Illustrations Of Uninteresting People, Con’t: Don’t Be Like Them
Second illustration: Several years after penning The Slash Brokers, I considered returning to school and earning a degree in creative writing. The idea of settling down in some scenic little college town and teaching writing was something that appealed to me then and still does. (The dream is fading fast.) Anyway, I called and obtained a meeting with an English professor at a major Alabama university so I might evaluate their Master of Arts program and make a decision—maybe. She seemed so nice and encouraging on the phone and via e-mail, and I was beginning to get really excited. Finally, the appointed day arrived.
I walked around campus for an hour or so—beautiful campus—and all of my fun university years flooded back to mind, fueling my desire to be student again. I met the professor at her office. She was dressed in all-black skin-tight attire. A number of bracelets adorned her wrists, and she wore what appeared to be fishing lures as earrings, massive goggle-like glasses, and her jet-black hair was sticking straight up as if moments before my debut she had stuck her finger in a 220 volt wall socket. Okay, I thought, I’m here to talk about writing. This is not about dress. Besides, these people are creative geniuses. They can teach me to write like the best! Everything’s cool! So, I smiled, albeit, somewhat nervously, and took a seat across from her.

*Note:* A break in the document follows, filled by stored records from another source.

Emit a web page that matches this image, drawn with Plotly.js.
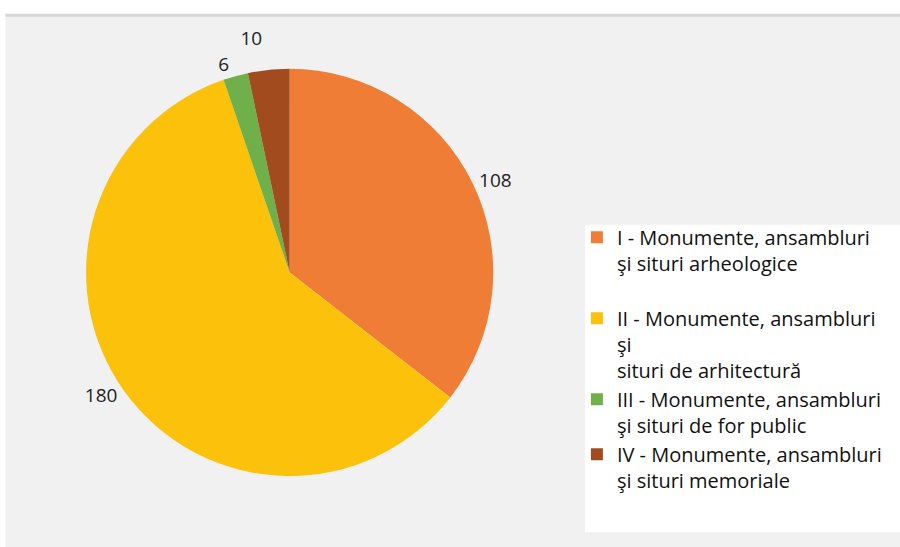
<!DOCTYPE html>
<html>
<head>
<meta charset="utf-8">
<script src="https://cdn.plot.ly/plotly-3.0.1.min.js"></script>
<style>
  html, body { margin: 0; padding: 0; background: #fff; }
  #chart { width: 900px; height: 547px; }
  /* no leader lines in the original */
  #chart path.textline { display: none; }
</style>
</head>
<body>
<div id="chart"></div>
<script>
const categorii = [
  "I - Monumente, ansambluri<br>şi situri arheologice<br> ",
  "II - Monumente, ansambluri<br>şi<br>situri de arhitectură",
  "III - Monumente, ansambluri<br>şi situri de for public",
  "IV - Monumente, ansambluri<br>şi situri memoriale",
];
const valori = [108, 180, 6, 10];
const culori = ["#ef7d36", "#fcc10a", "#6fb04a", "#a24b1f"];

Plotly.newPlot("chart", [{
  type: "pie",
  labels: categorii,
  values: valori,
  sort: false,
  direction: "clockwise",
  rotation: 0,
  marker: { colors: culori, line: { width: 0 } },
  textinfo: "value",
  textposition: "outside",
  textfont: { family: "Open Sans, sans-serif", size: 19, color: "#222" },
  hoverinfo: "label+value",
  domain: { x: [0.0956, 0.548], y: [0.128, 0.876] },
}], {
  width: 900,
  height: 547,
  margin: { l: 0, r: 0, t: 0, b: 0 },
  paper_bgcolor: "#f1f1f1",
  showlegend: true,
  legend: {
    x: 0.641, y: 0.602, xanchor: "left", yanchor: "top",
    bgcolor: "rgba(0,0,0,0)",
    font: { family: "Open Sans, sans-serif", size: 20, color: "#111" },
    valign: "top",
    itemwidth: 30,
  },
  shapes: [
    { type: "rect", xref: "paper", yref: "paper", x0: 0, x1: 1, y0: 0.974, y1: 1,
      fillcolor: "#fff", line: { width: 0 }, layer: "below" },
    { type: "rect", xref: "paper", yref: "paper", x0: 0, x1: 0.006, y0: 0, y1: 1,
      fillcolor: "#fff", line: { width: 0 }, layer: "below" },
    { type: "line", xref: "paper", yref: "paper", x0: 0.006, x1: 1, y0: 0.972, y1: 0.972,
      line: { color: "#d6d6d6", width: 3 }, layer: "below" },
    { type: "rect", xref: "paper", yref: "paper", x0: 0.65, x1: 1, y0: 0.027, y1: 0.589,
      fillcolor: "#fff", line: { width: 0 }, layer: "below" },
  ],
}, { displayModeBar: false });
</script>
</body>
</html>
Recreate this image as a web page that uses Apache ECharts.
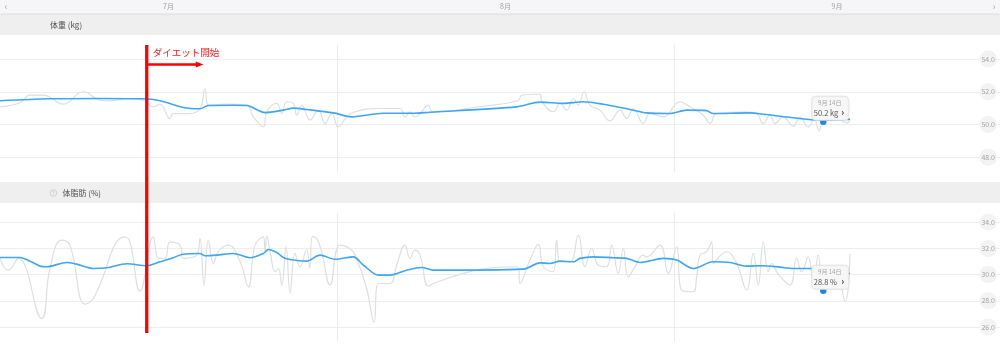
<!DOCTYPE html>
<html><head><meta charset="utf-8">
<style>html,body{margin:0;padding:0;background:#fff}#c{width:1000px;height:350px}</style>
<script src="https://cdn.jsdelivr.net/npm/echarts@6.0.0/dist/echarts.min.js"></script>
</head><body><div id="c"></div>
<script>
// ---- data (x = days since 7/1) ----
const monthLabels = ['7月', '8月', '9月'];
const monthMidDays = [15.5, 46.5, 77];
const weightTicks = [48, 50, 52, 54];
const fatTicks = [26, 28, 30, 32, 34];

const weightRawDays = [0,1.84,2.76,3.99,5.83,7.67,9.2,10.12,11.96,13.19,14.11,14.72,15.64,15.95,17.48,18.4,18.87,19.17,20.86,22.7,23.31,24.23,24.54,25.46,25.92,26.38,26.99,27.3,27.76,28.53,29.29,29.91,30.52,31.13,31.9,32.5,34.7,36.8,37.26,37.72,38.18,38.64,39.4,39.83,44.2,47.65,48.02,49.68,49.86,50.9,51.52,52.13,52.74,53.2,53.73,54.28,55.2,56.12,57.04,57.65,58.27,59.18,59.8,61.02,62.56,63.48,64.7,65.32,65.93,68.69,69.61,70.22,70.84,71.3,72.06,72.98,73.6,74.36,74.9,75.35,75.74,76.8,77.9,78.2];
const weightRawVals = [51.08,51.33,51.8,51.8,51.24,52.0,51.49,51.45,51.59,51.49,51.08,51.24,50.37,50.67,50.67,50.98,52.2,51.18,51.24,51.18,50.47,49.86,50.78,51.29,50.67,51.39,51.29,50.57,51.18,50.27,50.88,50.06,50.67,49.86,50.47,50.75,50.98,50.98,50.46,50.77,50.46,50.67,51.18,50.77,51.1,51.45,51.8,51.85,51.4,50.78,51.29,50.88,51.59,51.18,52.0,51.18,50.88,50.22,50.88,50.37,50.98,50.06,50.67,50.47,51.39,51.08,50.57,50.06,50.67,50.78,50.67,50.06,50.57,50.06,50.47,49.9,50.45,49.85,50.4,49.62,50.2,50.55,50.1,50.3];

const weightAvgDays = [0,4.6,9.2,13.19,14.72,16.87,18.4,19.17,21.47,22.7,24.39,26.07,26.99,28.22,30.67,32.36,35.28,38.04,39.57,47.53,49.68,51.82,53.66,55.5,57.96,59.49,61.64,63.17,65.0,65.6,69.0,70.22,75.74,78.2];
const weightAvgVals = [51.45,51.57,51.59,51.57,51.45,51.04,50.96,51.16,51.18,51.16,50.73,50.88,51.0,50.92,50.71,50.47,50.69,50.69,50.75,51.08,51.37,51.29,51.39,51.24,50.92,50.71,50.67,50.88,50.85,50.67,50.71,50.63,50.27,50.33];

const fatRawDays = [0,0.77,1.69,3.83,4.6,5.67,6.44,7.82,8.59,11.5,11.96,12.88,14.11,14.57,15.18,15.64,16.56,16.87,18.1,18.4,18.77,19.17,19.63,20.09,21.01,22.09,22.85,23.47,24.23,24.39,24.54,24.85,25.31,25.61,25.92,26.32,26.69,27.14,27.6,28.2,28.5,28.75,29.13,29.59,30.36,31.28,32.35,32.81,33.73,34.41,34.81,35.88,36.49,37.26,37.72,38.18,38.64,39.4,39.87,42.63,45.08,47.69,47.84,48.76,49.53,49.99,50.9,51.21,51.52,52.44,53.2,53.82,54.43,55.04,55.81,56.27,56.88,57.34,57.8,58.42,59.18,59.49,60.72,61.48,62.25,62.71,63.78,64.09,64.4,65.01,65.47,65.62,66.85,67.77,68.69,69.3,69.76,70.22,70.68,70.99,71.45,71.7,72.68,73.29,73.75,74.36,74.82,75.28,75.74,76.9,77.74,78.2];
const fatRawVals = [31.24,30.34,31.24,26.65,30.5,32.64,32.25,27.75,28.18,32.89,32.51,28.74,32.89,31.24,31.24,32.51,32.25,31.24,31.49,32.76,29.2,32.64,30.85,31.75,32.25,30.98,29.07,32.25,32.89,31.75,32.97,31.75,30.22,30.47,29.2,32.13,28.6,31.62,30.6,31.9,30.5,32.9,32.76,31.75,29.2,32.25,31.87,31.24,28.94,26.34,29.32,29.32,30.73,32.25,31.24,31.87,31.49,29.12,29.32,30.09,30.52,30.6,29.32,31.11,32.31,30.6,30.22,32.64,30.98,30.98,33.0,30.6,32.0,30.73,30.6,32.25,30.09,32.0,29.83,30.6,31.49,31.36,32.25,30.09,32.13,28.82,28.69,29.83,31.49,31.75,32.51,30.85,31.75,30.85,28.82,31.62,29.2,32.51,30.22,30.85,30.22,29.9,29.2,31.24,30.22,31.36,29.45,31.49,28.8,30.2,27.95,31.62];

const fatAvgDays = [0,1.84,2.76,3.68,4.29,6.13,7.06,8.59,9.82,11.66,13.5,14.72,15.95,16.72,18.4,18.87,19.94,21.47,23.0,24.23,24.69,25.46,26.07,26.69,28.21,29.44,30.82,32.5,33.43,34.81,35.88,37.41,38.79,39.87,48.14,49.68,50.6,51.52,52.74,53.36,54.58,56.42,57.65,58.88,61.02,62.25,63.78,65.62,67.16,68.69,70.22,71.76,72.98,74.52,75.74,78.2];
const fatAvgVals = [31.31,31.31,31.03,30.65,30.6,30.93,30.8,30.47,30.52,30.83,30.68,30.98,31.29,31.54,31.62,31.44,31.49,31.62,31.29,31.62,31.92,31.69,31.31,31.15,31.03,31.49,31.18,31.36,30.73,29.96,29.96,30.34,30.55,30.34,30.42,30.9,30.85,31.03,30.98,31.24,31.36,31.29,31.24,30.93,31.24,31.11,30.47,30.98,30.93,30.65,30.68,30.57,30.47,30.47,30.3,30.09];

const dietStartDay = 13.5;
const dietLabel = 'ダイエット開始';
const markDay = 75.74;
const markDateLabel = '9月 14日';
const markWeight = 50.2;
const markFat = 28.8;

// ---- chart ----
const FONT = '"Noto Sans CJK JP", "Noto Sans", sans-serif';
const zip = (a, b) => a.map((d, i) => [d, b[i]]);
const chart = echarts.init(document.getElementById('c'), null, {renderer: 'canvas'});

const xAx = i => ({
  gridIndex: i, type: 'value', min: 0, max: 92, interval: 31,
  axisLine: {show: false}, axisTick: {show: false}, axisLabel: {show: false},
  splitLine: {show: true, showMinLine: false, showMaxLine: false, lineStyle: {color: '#ececec', width: 1}}
});
const yAx = (i, mn, mx, ticks) => ({
  gridIndex: i, type: 'value', position: 'right', min: mn, max: mx,
  axisLine: {show: false},
  axisTick: {show: false, customValues: ticks},
  axisLabel: {inside: true, customValues: ticks, margin: 3, formatter: v => Number(v).toFixed(1),
    color: '#a3a3a3', fontSize: 7, fontFamily: FONT, backgroundColor: '#f3f3f3',
    borderRadius: 9, padding: [5, 2]},
  splitLine: {show: true, lineStyle: {color: '#eeeeee', width: 1}}
});
const lineS = (i, data, color, w, z, sm) => ({
  type: 'line', xAxisIndex: i, yAxisIndex: i, data, showSymbol: false, smooth: sm,
  lineStyle: {color, width: w}, z, silent: true
});

chart.setOption({
  animation: false,
  grid: [
    {left: 0, right: 0, top: 45, height: 127},
    {left: 0, right: 0, top: 213, height: 129}
  ],
  xAxis: [xAx(0), xAx(1)],
  yAxis: [yAx(0, 47.103, 54.855, weightTicks), yAx(1, 24.85, 34.71, fatTicks)],
  series: [
    lineS(0, zip(weightRawDays, weightRawVals), '#dcdfe3', 1.2, 2, 0.45),
    lineS(0, zip(weightAvgDays, weightAvgVals), '#3ea6f2', 1.6, 3, 0.3),
    lineS(1, zip(fatRawDays, fatRawVals), '#dcdfe3', 1.2, 2, 0.45),
    lineS(1, zip(fatAvgDays, fatAvgVals), '#3ea6f2', 1.6, 3, 0.3)
  ]
});

// ---- decorations computed from axes ----
const g = [];
// top bar & section headers
g.push({type: 'rect', shape: {x: 0, y: 0, width: 1000, height: 13}, style: {fill: '#f6f6f8', shadowBlur: 2, shadowColor: 'rgba(0,0,0,0.12)', shadowOffsetY: 1}, z: 10});
g.push({type: 'rect', shape: {x: 0, y: 14, width: 1000, height: 21}, style: {fill: '#efefef'}, z: 9});
g.push({type: 'rect', shape: {x: 0, y: 182, width: 1000, height: 21}, style: {fill: '#efefef'}, z: 9});
monthLabels.forEach((m, i) => {
  const x = chart.convertToPixel({xAxisIndex: 0}, monthMidDays[i]);
  g.push({type: 'text', x, y: 6, style: {text: m, fill: '#a0a0a0', fontSize: 7, fontFamily: FONT, align: 'center', verticalAlign: 'middle'}, z: 11});
});
g.push({type: 'text', x: 6, y: 6, style: {text: '‹', fill: '#b0b0b0', fontSize: 10, fontFamily: FONT, align: 'center', verticalAlign: 'middle'}, z: 11});
g.push({type: 'text', x: 994, y: 6, style: {text: '›', fill: '#b0b0b0', fontSize: 10, fontFamily: FONT, align: 'center', verticalAlign: 'middle'}, z: 11});
g.push({type: 'text', x: 50, y: 24.5, style: {text: '体重 (kg)', fill: '#505050', fontSize: 8, fontFamily: FONT, verticalAlign: 'middle'}, z: 11});
g.push({type: 'circle', shape: {cx: 53.5, cy: 193, r: 3.3}, style: {fill: 'none', stroke: '#c8c8c8', lineWidth: 0.8}, z: 11});
g.push({type: 'text', x: 53.5, y: 193.2, style: {text: '?', fill: '#bbbbbb', fontSize: 5, fontFamily: FONT, align: 'center', verticalAlign: 'middle'}, z: 11});
g.push({type: 'text', x: 62.5, y: 193, style: {text: '体脂肪 (%)', fill: '#505050', fontSize: 8, fontFamily: FONT, verticalAlign: 'middle'}, z: 11});

// tooltip boxes
function tip(gi, val, unit) {
  const [px, py] = chart.convertToPixel({gridIndex: gi}, [markDay, val]);
  const bx = px - 11.5, by = py - 25;
  g.push({type: 'circle', shape: {cx: px, cy: py + 0.5, r: 3.2}, style: {fill: '#1e88e5'}, z: 20});
  g.push({type: 'rect', shape: {x: bx, y: by, width: 37, height: 24, r: 4}, style: {fill: '#f7f7f7', stroke: '#e2e2e2', lineWidth: 0.8, shadowBlur: 2, shadowColor: 'rgba(0,0,0,0.06)'}, z: 21});
  g.push({type: 'text', x: bx + 18, y: by + 6.5, style: {text: markDateLabel, fill: '#a5a5a5', fontSize: 6, fontFamily: FONT, align: 'center', verticalAlign: 'middle'}, z: 22});
  g.push({type: 'text', x: bx + 2, y: by + 17, style: {text: val.toFixed(1) + ' ' + unit, fill: '#555555', fontSize: 7.5, fontFamily: FONT, verticalAlign: 'middle'}, z: 22});
  g.push({type: 'text', x: bx + 31, y: by + 16.5, style: {text: '›', fill: '#333333', fontSize: 9, fontWeight: 'bold', fontFamily: FONT, align: 'center', verticalAlign: 'middle'}, z: 22});
}
tip(0, markWeight, 'kg');
tip(1, markFat, '%');

// red annotation
const rx = chart.convertToPixel({xAxisIndex: 0}, dietStartDay);
g.push({type: 'line', shape: {x1: rx, y1: 45, x2: rx, y2: 333}, style: {stroke: '#ff0000', lineWidth: 3.3}, z: 30});
g.push({type: 'line', shape: {x1: rx, y1: 64.5, x2: rx + 50, y2: 64.5}, style: {stroke: '#ff0000', lineWidth: 2.4}, z: 30});
g.push({type: 'polygon', shape: {points: [[rx + 49, 61.6], [rx + 56.5, 64.5], [rx + 49, 67.4]]}, style: {fill: '#ff0000'}, z: 30});
g.push({type: 'text', x: rx + 6, y: 52.5, style: {text: dietLabel, fill: '#ff1a1a', fontSize: 9.5, fontFamily: FONT, verticalAlign: 'middle'}, z: 30});

chart.setOption({graphic: g});
</script></body></html>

Actually, I was quite nervous and I think she instantly sensed that I was completely out of my box. Her first question was, “Well, Jeff, why are you here?” This really threw me a loop. I thought she knew already. My brain went into hyper-freeze as I sat there watching those lures dangling about—I kept seeing a wide-mouth bass leaping from her side of the desk, snapping at the colorful contraptions; and I was sure that any moment she was going to hook an eight-pounder and slump over under its weight. “Wa, wa, well…” I stuttered. But she cut me off. “The first thing we’re going to do is deconstruct your bigoted views about what writing is!” she said, almost angrily. From that statement forward the conversation seemed to stall like one of those stunt planes whose pilot cuts the engine and lets it free fall for a while.
Once out of the clouds, she had me sit in on one of her class discussions where students were asked to critique one of the most bizarre pieces of literary trash I have ever parted the pages of. I do not remember the name of this masterpiece but, suffice to say, it might best be described as plotless and meaningless literary anarchy—rubbish. One or two of the students said as much. I guess things had changed a lot since I had attended college because neither the professor nor any of her students so much as blinked while a certain co-ed dropped the “f-word” repeatedly, one time, I think, directed at me for some remark I had made. Long story short: none of this was about education, learning to write creatively or anything even closely related to literature. It was, in my opinion, a cruel scam, in-your-face hostility toward the common decency that used to exude from every pore of our once beautiful American culture. The English Department, perhaps with the blessings of this renowned university, was, in my opinion, engaging in corruption of young, impressionable minds and defrauding the poor parents who were back home struggling to pay their tuition.
My last e-mail to the professor informed her that I didn’t think there was much to learn from her program. I guess that was my way of engaging her culture. Interesting people do not tolerate fakes of whatever stripe. There is nothing heroic about collaborating with a collapsing culture. It is honorable to engage the culture, but we should not, meanwhile, participate and aid in its demise. Interesting people bring beauty and truth to the world. They don’t play in garbage.